In a series of announcements in recent weeks, Ontario’s Doug Ford government has made changes to programs and policy that are harmful to women and children.
Ontario’s Doug Ford government doesn’t seem to like women and children much.
Witness the following:
An internal memo the Ministry of Education sent to day cares, highlights changes coming to child care programs, including the reversal of a key protection for not-for-profit day cares.
Advocates say the removal of the For Profit Maximum Threshold opens the door to the expansion of big-box corporate day cares in Ontario.
The cap was put into place two years ago and limits how much funding the government can provide to for-profit daycares.
In late July, the Ford government announced that social assistance rates will only increase by 1.5 per cent, not the scheduled 3 per cent, which is below the rate of inflation. As part of the social assistance announcement, the government said that a number of other social assistance changes will occur under a “100-day review” and the basic income pilot project will be cancelled.
Most people who benefit from the province’s two key social assistance programs, Ontario Works and the Ontario Disability Support Program, are women and children.
The government recently announced the “details” of its education consultations related to replacing the former Liberal government’s sex-ed curriculum. The Ford government scrapped the province’s two-year-old sex education curriculum before it had even begun consultations on the new one.
As a result, students are being taught from course materials that were created back in 1998. It turns out that the consultation process has been broadened to include input on everything from the sex-ed curriculum to improving student performance in science and math.

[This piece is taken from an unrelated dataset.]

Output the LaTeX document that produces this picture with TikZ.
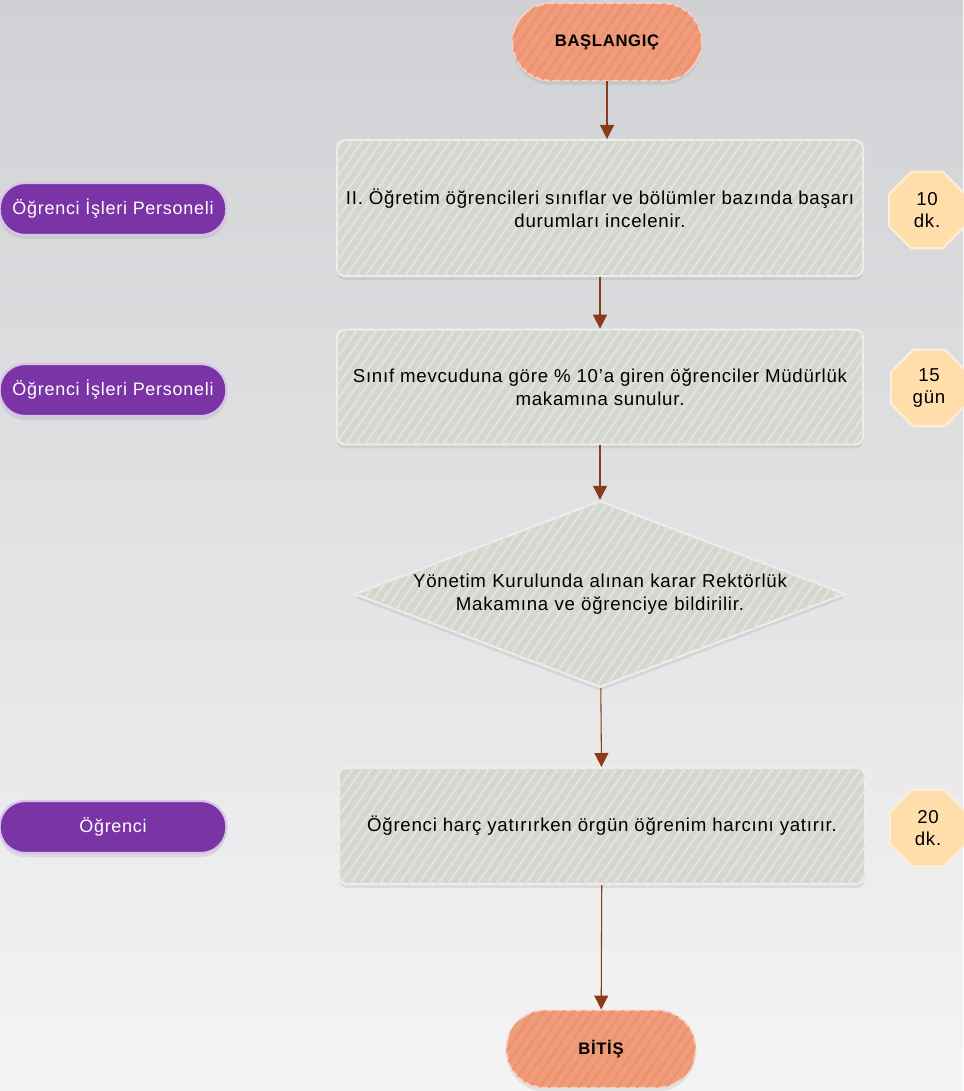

In fact, the consultation website actually asks for “feedback on the education system in Ontario” and doesn’t particularly focus on the sex-ed curriculum at all.
As for public hearings related to the education review, so far those are now just telephone town halls and online forms or submissions by email.
And if that wasn’t enough of a slap in the face to students and parents, Education Minister Lisa Thompson last week “paused” annual grants that parent councils and other community groups rely on for activities such as math nights and cyberbullying talks. The Parent Reaching Out grants were created as a way to boost family engagement in schools, something that is key to student success.
The Ford government’s anti-family policies don’t end there. Last week Ontario Social Services Minister Lisa MacLeod pulled the plug on the Roundtable on Violence Against Women, a panel of experts that advised the government on measures it could take to help women flee domestic violence.
And in yet another move last week, Attorney General Caroline Mulroney, acknowledged she has delayed delivering critically needed, already-budgeted funding to sexual-assault crisis centres across the province.
But the most troubling aspect of this litany of harm being done to women and children by the Ford government is that the government really hasn’t explained why it is making these moves.
Probably best not to dig too deep on this one – Doug Ford is not a particularly complicated guy.
Ford knows and cares very little about what the Ontario government does much less what the impact of cutting any particular program is on real Ontarians.
But he does know how to communicate to his conservative base. And if the initiatives detailed above have anything in common, it is that they play well with Ford Nation.